Call me anti-social, call me crazy, or call me eccentric, but I have to say that Facebook really creeps me out.
Okay, so I used to be on Facebook, I’ll admit it, but since then I have sobered up to my own beliefs, realizing that Facebooking just really isn’t my style. Why the big deal about Facebook, you ask?

Maybe it’s because I am a private person and I just don’t wish to disclose any part of myself to hundreds of Facebook friends (okay, so I never had that many “friends”). Or perhaps I just don’t want all my personal information to be archived in a gigantic Facebook database (that’s for the government to do). And maybe I just feel really irked by the fact that in June, Facebook acquired an Israeli company called face.com, a program that would enable face recognition technology on their website.

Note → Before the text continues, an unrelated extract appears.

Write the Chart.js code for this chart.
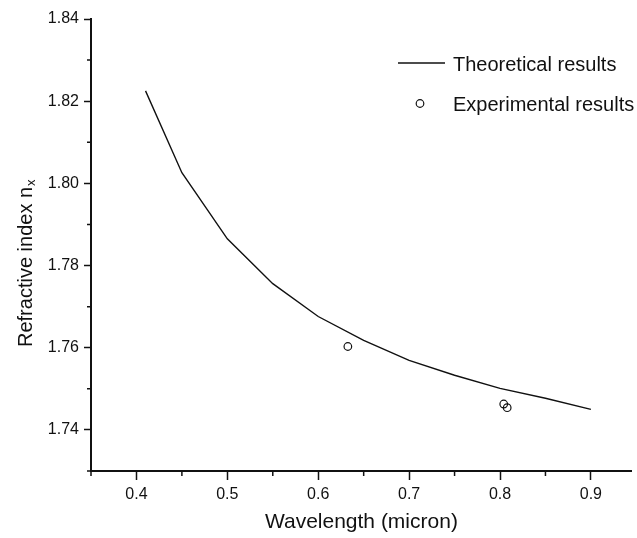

So if you haven’t already guessed, in addition to being labelled eccentric, I have also been labelled a conspiracy theorist. However, the sources for surveillance technology often comes from mainstream media, such as the story about face.com, which was published in June of 2012, in The New York Times. But what we really need to ask ourselves is this: what does the biggest social media company in the world want with a facial recognition surveillance technology, if not to further encrypt the already intricately organized data from their website?
Now, this is the part where my critical political science eye comes in. Surveillance tools have always been a part of totalitarian societies, and are paramount to its function and cohesiveness for control. A watched population is an obedient population (and are well-behaved, even if they only think they are being watched), and governments of totalitarian regimes have always implemented these controls in order to subdue a potential unruly population. In today’s modern western societies, surveillance measures that give the government more power are left over elements from those long dead regimes. However, with the advanced technology that we have today, surveillance has become much easier, and not only that, but with digital computerized networks, the populace now post and collect data on themselves.

Now, I’m not saying that Zuckerberg, or any of the other shareholders to Facebook, are an icon of big brother or anything. In fact, if there is a big brother, he has become faceless and drowned in the infinite bits of data that ceaselessly flow through the internet stream. The reality is, that as opposed to the old totalitarian regimes, the amount of data that is available today is physically impossible for any single person to watch over, or even a single government bureaucracy to handle. But the information is continuously being massively digitally organized, and is still there if anybody wants to use it.

So call it paranoia, or whatever you want, I still think it’s the most rational thing that I have ever done. In the meantime, I will continue to be as faceless as possible.